Ask the globe-trotting Francophile, Herman Mhire, to describe his aesthetic philosophy, and the prodigious Cajun artist readily professes modernist leanings.
“I’m fascinated by midcentury modern design because it represents the time in which I was born,” says Mhire. “I admire advances made in the use of industrial material and technologies for residential and commercial construction as well as interior furnishings, and by midcentury modern’s strong interest in eliminating visual barriers between interior and exterior spaces.”
Since acquiring a circa 1940s midcentury modern residence in 1991, the venerated Lafayette native has been meticulously transforming the house and grounds as an ongoing work of art.
Improvements demonstrating Mhire’s unique style and propensity for perfectionism have included multiple upgrades for the Zen-like gardens he designed, and the addition of a new studio dramatized by walls of glass.
Harnessing elements of modernity, Mhire replicated the idea in the main house. He opened up interior spaces by replacing numerous, adjoining windows with energy-efficient, impact-resistant annealed glass. Views of his beloved gardens were essential to the design.
Another transformation occurred in September, when the guest house was converted into a chic Airbnb rental with midcentury modern elements.
Mhire’s style is characterized by the clean simplicity of sun-flooded rooms, his collection of significant midcentury pieces that spark conversation, and the strategic placement of vibrant paintings, prints and photographs gleaned from prior exhibits, including his 2017 “Beauty in the Beast” solo exhibition of 65 digital archival prints.

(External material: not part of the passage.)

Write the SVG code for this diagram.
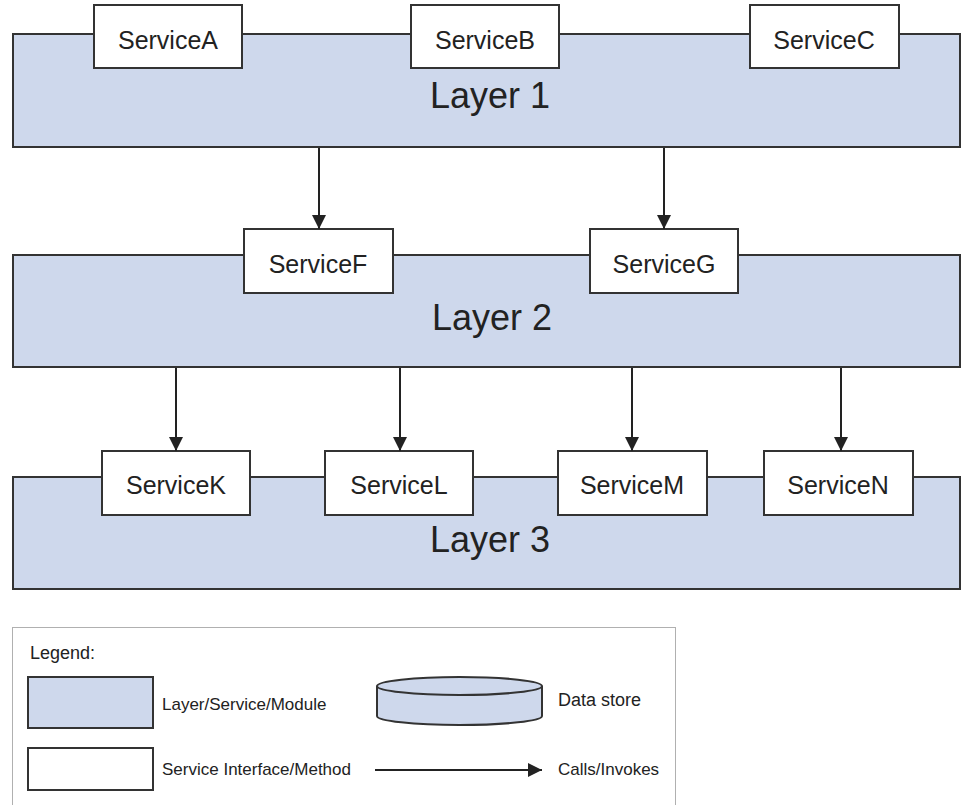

“The exhibition expressed my renewed interest in photography as a medium,” he says. “My current body of work is based upon photographs I took one year ago, on my way to the Tashcen bookstore on the rue de Buci in the 6th arrondissement of Paris.”
In conjunction with the solo exhibition, Mhire was honored by ULL with a Lifetime Achievement Award. The former art professor is the founding director of the Paul and Lula Hilliard University Art Museum, where he curated more than 200 exhibitions. The Hilliard was Lafayette’s first professionally designed art museum. Mhire’s architectural collaboration brought national design awards.
A bilingual pioneer of the arts, he is the founding president of Festival International de Louisiane, and frequently travels to Europe as a tour guide.
“In January, 1985, I presented an exhibition of narrative paintings on glass from Senegal, West Africa,” says Mhire. “To complement the exhibition, Senegalese musicians traveled to Lafayette to perform their traditional music. In the summer, I traveled to Amman, Jordan where I worked on an international traveling exhibition. Returning to Lafayette, I visited museums and attended concerts in Amsterdam and New York. The overall culmination was so powerful that in August, I had an idea to organize an annual visual and performing arts festival in Lafayette.”
Mhire’s beloved festival, now considered the largest free outdoor Francophone arts fest in the world, will be held April 25-29 in downtown Lafayette. More than 300,000 patrons are expected to attend.
In April, he will lead a group of travelers on a voyage to Paris, St. Petersburg and Moscow to explore the grand museums, concert halls, gardens and architectural treasures. The tour culminates with a cruise along Russia’s legendary Volga River.